When we last looked in at Democratic Senators Joe Manchin of West Virginia and Krysten Sinema of Arizona they were the targets of an unprecedented TV ad campaign aimed to sway their vote vis-à-vis President Biden’s Build Back Better legislation. Since we checked in on them in mid-October, the more expansive - yet slightly pared down - infrastructure package has passed the House and now lies with the Senate.
To the extent ad spending presages political developments, we can safely assume this version of BBB will have a difficult passage in the Senate when the vote comes in a few weeks. Our initial analysis indicated that progressives were not confident about convincing Manchin to support their programs. He is a conservative Democrat in a very red state. There is virtually no electoral upside to his siding with the progressive wing of his party.
From the beginning of 2021 to the midpoint of October, PACs supportive of Manchin were outspending their intraparty rivals by 4.5 to 1. In the period since the middle of October, that dynamic holds though it has dropped to 3 to 1. Digging a little further into the West Virginia numbers Kantar can report that there is a total of 11 PACs up on the air in West Virginia with a total of 17 creatives. We have monitored progressive groups running $81,000 worth of advertising with 676 airings hostile to Senator Manchin. The moderate faction of Manchin’s party spent $241,000 worth of advertising on 3,202 airings.
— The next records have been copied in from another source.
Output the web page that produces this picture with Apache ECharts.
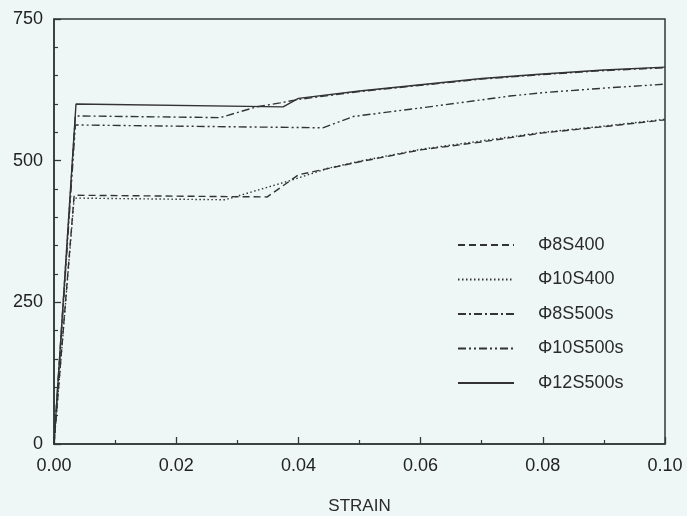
<!DOCTYPE html>
<html>
<head>
<meta charset="utf-8">
<script src="https://cdn.jsdelivr.net/npm/echarts@6/dist/echarts.min.js"></script>
<style>
  html, body { margin: 0; padding: 0; background: #eef7f5; }
  #chart { width: 687px; height: 516px; }
</style>
</head>
<body>
<div id="chart"></div>
<script>
// stress-strain curves
var names = ['Φ8S400', 'Φ10S400', 'Φ8S500s', 'Φ10S500s', 'Φ12S500s'];

var strain8S400 = [0, 0.0033, 0.0349, 0.040, 0.050, 0.060, 0.070, 0.080, 0.090, 0.100];
var stress8S400 = [0, 439, 436, 475, 498, 519, 533, 549, 560, 572];

var strain10S400 = [0, 0.0033, 0.028, 0.0387, 0.045, 0.050, 0.060, 0.070, 0.080, 0.090, 0.100];
var stress10S400 = [0, 434, 431, 465, 487, 499, 520, 535, 550, 561, 573];

var strain8S500 = [0, 0.0035, 0.0272, 0.0332, 0.037, 0.040, 0.050, 0.060, 0.070, 0.080, 0.090, 0.100];
var stress8S500 = [0, 579, 576, 595, 602, 608, 622, 633, 644, 652, 659, 664];

var strain10S500 = [0, 0.0035, 0.044, 0.049, 0.060, 0.0746, 0.080, 0.090, 0.100];
var stress10S500 = [0, 563, 558, 578, 593, 614, 620, 628, 635];

var strain12S500 = [0, 0.0036, 0.0375, 0.040, 0.050, 0.060, 0.070, 0.080, 0.090, 0.100];
var stress12S500 = [0, 600, 595, 610, 623, 634, 645, 653, 660, 665];

var dashes = [[7, 4], [1.5, 2.5], [8, 3, 2, 3], [8, 3, 2, 3, 2, 3], 'solid'];

function pairs(xs, ys) {
  var out = [];
  for (var i = 0; i < xs.length; i++) out.push([xs[i], ys[i]]);
  return out;
}

var curves = [
  pairs(strain8S400, stress8S400),
  pairs(strain10S400, stress10S400),
  pairs(strain8S500, stress8S500),
  pairs(strain10S500, stress10S500),
  pairs(strain12S500, stress12S500)
];

var ink = '#2f3a36';
var font = 'Liberation Sans';

var series = [];
for (var i = 0; i < names.length; i++) {
  series.push({
    name: names[i],
    type: 'line',
    data: curves[i],
    symbol: 'none',
    lineStyle: { color: '#333', width: 1.4, type: dashes[i] },
    itemStyle: { color: '#333' }
  });
}

var chart = echarts.init(document.getElementById('chart'));
chart.setOption({
  backgroundColor: '#eef7f5',
  animation: false,
  grid: {
    left: 54, right: 22, top: 19, bottom: 72,
    outerBoundsMode: 'none',
    show: true, borderColor: ink, borderWidth: 1.5
  },
  legend: {
    orient: 'vertical',
    left: 452, top: 231,
    itemWidth: 56, itemHeight: 14, itemGap: 16.5,
    itemStyle: { opacity: 0 },
    textStyle: { fontFamily: font, fontSize: 18, color: '#2a2a2a', padding: [0, 0, 0, 19] },
    data: names
  },
  xAxis: {
    type: 'value',
    min: 0, max: 0.1, interval: 0.02,
    name: 'STRAIN',
    nameLocation: 'middle',
    nameGap: 54,
    nameTextStyle: { fontFamily: font, fontSize: 17, color: '#2a2a2a' },
    axisLine: { lineStyle: { color: ink, width: 1.5 } },
    axisTick: { inside: true, length: 7, lineStyle: { color: ink, width: 1.3 } },
    minorTick: { show: true, splitNumber: 2, length: 4, lineStyle: { color: ink, width: 1.2 } },
    splitLine: { show: false },
    axisLabel: {
      margin: 13, fontFamily: font, fontSize: 18, color: '#222',
      formatter: function (v) { return v.toFixed(2); }
    }
  },
  yAxis: {
    type: 'value',
    min: 0, max: 750, interval: 250,
    axisLine: { show: true, lineStyle: { color: ink, width: 1.5 } },
    axisTick: { show: true, inside: true, length: 7, lineStyle: { color: ink, width: 1.3 } },
    minorTick: { show: true, splitNumber: 5, length: 4, lineStyle: { color: ink, width: 1.2 } },
    splitLine: { show: false },
    axisLabel: { margin: 11, fontFamily: font, fontSize: 18, color: '#222' }
  },
  series: series
});
</script>
</body>
</html>
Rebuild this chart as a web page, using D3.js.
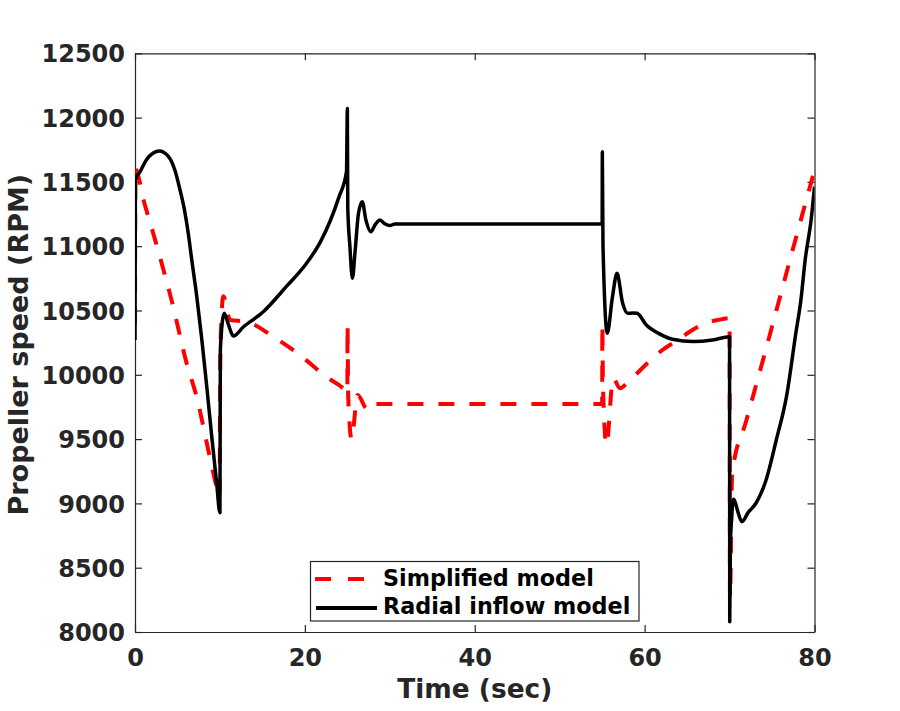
<!DOCTYPE html>
<html>
<head>
<meta charset="utf-8">
<script src="https://cdn.jsdelivr.net/npm/d3@7"></script>
<style>
  html, body { margin: 0; padding: 0; background: #fff; }
  svg { display: block; }
  text { font-family: "DejaVu Sans", sans-serif; font-weight: bold; }
</style>
</head>
<body>
<svg id="chart" width="900" height="711"></svg>
<script>
// ---------------- data ----------------
const xTicks = [0, 20, 40, 60, 80];
const yTicks = [8000, 8500, 9000, 9500, 10000, 10500, 11000, 11500, 12000, 12500];
const seriesNames = ["Simplified model", "Radial inflow model"];

// Simplified model (red dashed): time (s)
const simplifiedT = [0, 0.05, 1, 2.15, 3.14, 4.3, 6.08, 7.25, 8.8, 9.6, 9.95, 10.05, 10.4, 11.2, 13.1, 16.3, 19.4, 22.5, 24.7, 25.0, 25.02, 25.1, 25.5, 26.2, 27.4, 28.0, 55.0, 55.02, 55.1, 55.5, 56.3, 57.1, 57.9, 59.3, 60.7, 62.1, 63.9, 65.3, 67.1, 68.6, 69.95, 70.0, 70.05, 70.3, 72, 74, 76, 78, 80];
// Simplified model: propeller speed (RPM)
const simplifiedV = [10400, 11600, 11360, 11100, 10867, 10582, 10090, 9830, 9363, 9130, 9050, 10200, 10610, 10426, 10413, 10296, 10154, 9985, 9882, 9860, 10385, 9830, 9500, 9843, 9726, 9773, 9773, 10390, 9900, 9455, 9973, 9895, 9934, 10024, 10115, 10193, 10270, 10335, 10400, 10426, 10440, 10390, 8270, 9230, 9650, 10130, 10620, 11110, 11590];

// Radial inflow model (black solid): time (s)
const radialT = [0, 0.05, 0.6, 1.37, 2.15, 2.86, 3.9, 4.7, 5.3, 5.8, 6.27, 6.67, 7.25, 7.84, 8.43, 9.02, 9.61, 10.0, 10.05, 10.5, 11.0, 11.57, 12.75, 15.1, 17.8, 20.2, 21.8, 23.0, 24.0, 24.9, 25.0, 25.05, 25.3, 25.6, 25.9, 26.3, 26.75, 27.2, 27.76, 28.3, 28.82, 29.4, 30.0, 30.6, 55.0, 55.02, 55.1, 55.6, 56.2, 56.75, 57.4, 58.0, 58.6, 59.1, 60.2, 61.7, 63.3, 65.7, 68.0, 70.0, 70.02, 70.1, 70.5, 71.0, 71.45, 72.2, 73.1, 74.3, 75.5, 76.7, 77.8, 78.4, 78.9, 79.6, 80.0];
// Radial inflow model: propeller speed (RPM)
const radialV = [10270, 11515, 11580, 11675, 11725, 11740, 11700, 11590, 11437, 11290, 11100, 10900, 10620, 10290, 9920, 9530, 9160, 8928, 10200, 10478, 10390, 10302, 10372, 10490, 10685, 10867, 11030, 11200, 11380, 11580, 12070, 11300, 11000, 10750, 10950, 11250, 11346, 11200, 11113, 11170, 11204, 11175, 11160, 11173, 11173, 11735, 11000, 10323, 10600, 10789, 10560, 10478, 10480, 10478, 10387, 10320, 10276, 10258, 10270, 10296, 8080, 8700, 9032, 8930, 8858, 8930, 9001, 9182, 9493, 9830, 10323, 10582, 10893, 11204, 11463];

// ---------------- layout ----------------
const svg = d3.select("#chart");
const L = 135, R = 814.5, T = 53.3, B = 632;
const ink = "#262626";

const x = d3.scaleLinear().domain([0, 80]).range([L, R]);
const y = d3.scaleLinear().domain([8000, 12500]).range([B, T]);

const tickLen = 7;
const g = svg.append("g");

const axB = d3.axisBottom(x).tickValues(xTicks).tickSizeInner(-tickLen).tickSizeOuter(0).tickFormat(d3.format("d"));
const gB = g.append("g").attr("transform", `translate(0,${B})`).call(axB);
gB.selectAll("text").attr("y", 34).attr("dy", 0).style("font-size", "24px").attr("fill", ink);

const axT = d3.axisTop(x).tickValues(xTicks).tickSizeInner(-tickLen).tickSizeOuter(0).tickFormat("");
g.append("g").attr("transform", `translate(0,${T})`).call(axT);

const axL = d3.axisLeft(y).tickValues(yTicks).tickSizeInner(-tickLen).tickSizeOuter(0).tickFormat(d3.format("d"));
const gL = g.append("g").attr("transform", `translate(${L},0)`).call(axL);
gL.selectAll("text").attr("x", -10).attr("dy", "0.36em").style("font-size", "24px").attr("fill", ink);

const axR = d3.axisRight(y).tickValues(yTicks).tickSizeInner(-tickLen).tickSizeOuter(0).tickFormat("");
g.append("g").attr("transform", `translate(${R},0)`).call(axR);

g.selectAll(".domain").attr("stroke", ink).attr("stroke-width", 1.2);
g.selectAll(".tick line").attr("stroke", ink).attr("stroke-width", 1.2);
g.selectAll("text").style("font-family", "'DejaVu Sans', sans-serif").style("font-weight", "bold");

svg.append("clipPath").attr("id", "clip").append("rect")
  .attr("x", L).attr("y", T - 2).attr("width", R - L).attr("height", B - T + 4);

const lineRed = d3.line().x(d => x(d[0])).y(d => y(d[1])).curve(d3.curveMonotoneX);
const lineBlack = d3.line().x(d => x(d[0])).y(d => y(d[1])).curve(d3.curveMonotoneX);
const simplified = simplifiedT.map((t, i) => [t, simplifiedV[i]]);
const radial = radialT.map((t, i) => [t, radialV[i]]);

const lines = svg.append("g").attr("clip-path", "url(#clip)");
lines.append("path").datum(simplified)
  .attr("d", lineRed).attr("fill", "none").attr("stroke", "#ff0000")
  .attr("stroke-width", 4).attr("stroke-dasharray", "16,15").attr("stroke-linejoin", "round");
lines.append("path").datum(radial)
  .attr("d", lineBlack).attr("fill", "none").attr("stroke", "#000")
  .attr("stroke-width", 3.5).attr("stroke-linejoin", "round");

// axis labels
svg.append("text").attr("x", (L + R) / 2).attr("y", 698).attr("text-anchor", "middle")
  .style("font-size", "26.4px").attr("fill", ink).text("Time (sec)");
svg.append("text").attr("transform", `translate(28,${(T + B) / 2 + 2}) rotate(-90)`).attr("text-anchor", "middle")
  .style("font-size", "27px").attr("fill", ink).text("Propeller speed (RPM)");

// legend
const lg = svg.append("g");
lg.append("rect").attr("x", 310.5).attr("y", 561.5).attr("width", 328.5).attr("height", 59.5)
  .attr("fill", "#fff").attr("stroke", ink).attr("stroke-width", 1.2);
lg.append("line").attr("x1", 315).attr("x2", 375).attr("y1", 579).attr("y2", 579)
  .attr("stroke", "#ff0000").attr("stroke-width", 4).attr("stroke-dasharray", "16,17");
lg.append("line").attr("x1", 316).attr("x2", 377).attr("y1", 608).attr("y2", 608)
  .attr("stroke", "#000").attr("stroke-width", 4);
lg.append("text").attr("x", 383).attr("y", 586).style("font-size", "22.3px").attr("fill", "#000").text(seriesNames[0]);
lg.append("text").attr("x", 383).attr("y", 614.3).style("font-size", "22.3px").attr("fill", "#000").text(seriesNames[1]);
</script>
</body>
</html>
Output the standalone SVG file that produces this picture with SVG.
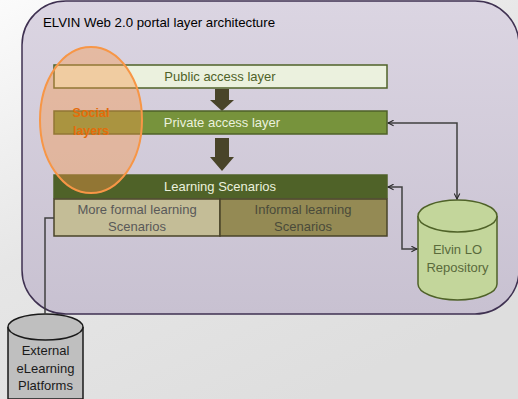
<svg xmlns="http://www.w3.org/2000/svg" width="518" height="399" viewBox="0 0 518 399">
<defs>
  <linearGradient id="bg" x1="0" y1="0" x2="0.6" y2="1">
    <stop offset="0" stop-color="#fbfbfb"/>
    <stop offset="0.5" stop-color="#e6e6e6"/>
    <stop offset="1" stop-color="#dedede"/>
  </linearGradient>
  <linearGradient id="panel" x1="0" y1="0" x2="0" y2="1">
    <stop offset="0" stop-color="#dbd5e2"/>
    <stop offset="1" stop-color="#c8c1d1"/>
  </linearGradient>
  <marker id="arr" viewBox="0 0 10 10" refX="9" refY="5" markerWidth="7" markerHeight="7" orient="auto-start-reverse" markerUnits="userSpaceOnUse">
    <path d="M1,1 L9,5 L1,9" fill="none" stroke="#262626" stroke-width="1.5"/>
  </marker>
  <style>
    text { font-family: "Liberation Sans", Arial, sans-serif; }
    .lbl { font-size: 13px; text-anchor: middle; }
    .box { stroke: #4f6228; stroke-width: 1.5; }
    .blk { fill: #494429; }
    .conn { fill: none; stroke: #404040; stroke-width: 1.5; }
    .soc { font-size: 12.5px; font-weight: bold; text-anchor: middle; fill: #e46c0a; }
  </style>
</defs>
<rect x="0" y="0" width="518" height="399" fill="url(#bg)"/>
<g id="container">
  <rect x="22" y="1" width="497" height="313" rx="44" ry="44" fill="url(#panel)" stroke="#3f3151" stroke-width="1.5"/>
  <text x="43" y="27" font-size="13" fill="#000" textLength="232" lengthAdjust="spacingAndGlyphs">ELVIN Web 2.0 portal layer architecture</text>
</g>
<g id="public-layer">
  <rect class="box" x="54" y="65" width="333" height="23" fill="#ebf1de"/>
  <text class="lbl" x="220" y="81" fill="#4f6228">Public access layer</text>
</g>
<g id="arrow1">
  <polygon class="blk" points="215,89 229,89 229,100 234,100 222,111 210,100 215,100"/>
</g>
<g id="private-layer">
  <rect class="box" x="54" y="111" width="333" height="23" fill="#77933c"/>
  <text class="lbl" x="222" y="127" fill="#ebf1de">Private access layer</text>
</g>
<g id="arrow2">
  <polygon class="blk" points="215,138 229,138 229,157 234,157 222,171 210,157 215,157"/>
</g>
<g id="learning-scenarios">
  <rect x="54" y="175" width="333" height="23" fill="#4f6228" stroke="#4f6228" stroke-width="1.5"/>
  <text class="lbl" x="220" y="191" fill="#ebf1de">Learning Scenarios</text>
</g>
<g id="formal">
  <rect x="54" y="199" width="166" height="37" fill="#c4bd97" stroke="#494429" stroke-width="1.5"/>
  <text class="lbl" x="137" y="214" fill="#595959">More formal learning</text>
  <text class="lbl" x="137" y="231" fill="#595959">Scenarios</text>
</g>
<g id="informal">
  <rect x="220" y="199" width="167" height="37" fill="#948a54" stroke="#494429" stroke-width="1.5"/>
  <text class="lbl" x="303" y="214" fill="#4a4a3a">Informal learning</text>
  <text class="lbl" x="303" y="231" fill="#4a4a3a">Scenarios</text>
</g>
<g id="social-layers">
  <ellipse cx="91" cy="120" rx="51" ry="73" fill="#f79646" fill-opacity="0.4" stroke="#f79646" stroke-width="2"/>
  <text class="soc" x="91" y="117">Social</text>
  <text class="soc" x="91" y="135">layers</text>
</g>
<g id="elvin-repository">
  <path d="M418,216 L418,284 A39.5,16 0 0 0 497,284 L497,216" fill="#c3d69b" stroke="#4f6228" stroke-width="1.5"/>
  <ellipse cx="457.5" cy="216" rx="39.5" ry="16" fill="#c3d69b" stroke="#4f6228" stroke-width="1.5"/>
  <text class="lbl" x="457.5" y="254" fill="#5a6a3c">Elvin LO</text>
  <text class="lbl" x="457.5" y="272" fill="#5a6a3c">Repository</text>
</g>
<g id="external-platforms">
  <path d="M8,327 L8,399 L83,399 L83,327" fill="#bfbfbf" stroke="#1a1a1a" stroke-width="1.5"/>
  <ellipse cx="45.5" cy="327" rx="37.5" ry="13" fill="#bfbfbf" stroke="#1a1a1a" stroke-width="1.5"/>
  <text class="lbl" x="45.5" y="355" fill="#1a1a1a">External</text>
  <text class="lbl" x="45.5" y="373" fill="#1a1a1a">eLearning</text>
  <text class="lbl" x="45.5" y="390" fill="#1a1a1a">Platforms</text>
</g>
<g id="connectors">
  <polyline class="conn" points="388,123 457,123 457,199" marker-start="url(#arr)" marker-end="url(#arr)"/>
  <polyline class="conn" points="388,187 402,187 402,249 417,249" marker-start="url(#arr)" marker-end="url(#arr)"/>
  <polyline class="conn" points="54,218 45,218 45,314"/>
</g>
</svg>
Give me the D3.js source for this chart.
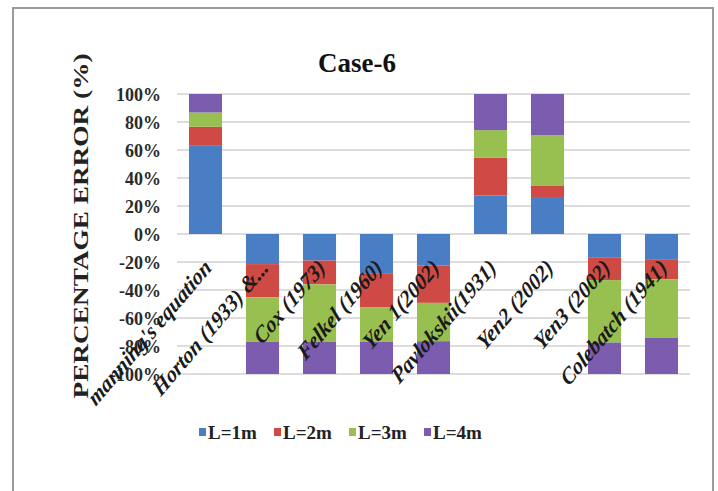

As was the case when we last broke down the numbers, progressive PACs felt they had a better chance of convincing Kyrsten Sinema than Joe Manchin. Given her background, political pedigree and Arizona trending blue in recent cycles, they undoubtedly believed she was more amenable to their policy preferences.
In Arizona the ad spend was nearly dead even. Those totals have seen a sea change in the past seven weeks. By a factor of 2.5 to 1, moderate Democratic groups have outspent their progressive rivals. In all, Kantar has monitored 13 PACs with a total of 22 creatives airing on broadcast TV in Arizona as well as in Washington, DC. Ads critical of her appeared 1,767 times at a cost of $416,000, while ads supportive of her appeared 2,723 times at a cost of $1 million.
Senate Majority Leader Chuck Schumer has set a Christmas Day deadline for a vote on Build Back Better, but Senator Manchin is balking. Given the Democratic party’s recent surprise loss in the Virginia gubernatorial election and their close call in New Jersey, the energy appears to be trending towards their caucus’ moderate side. While the most likely result is that the bill will fail to pass or a scaled-back bill will succeed in passing, political outcomes and advertising trends don’t necessarily correlate.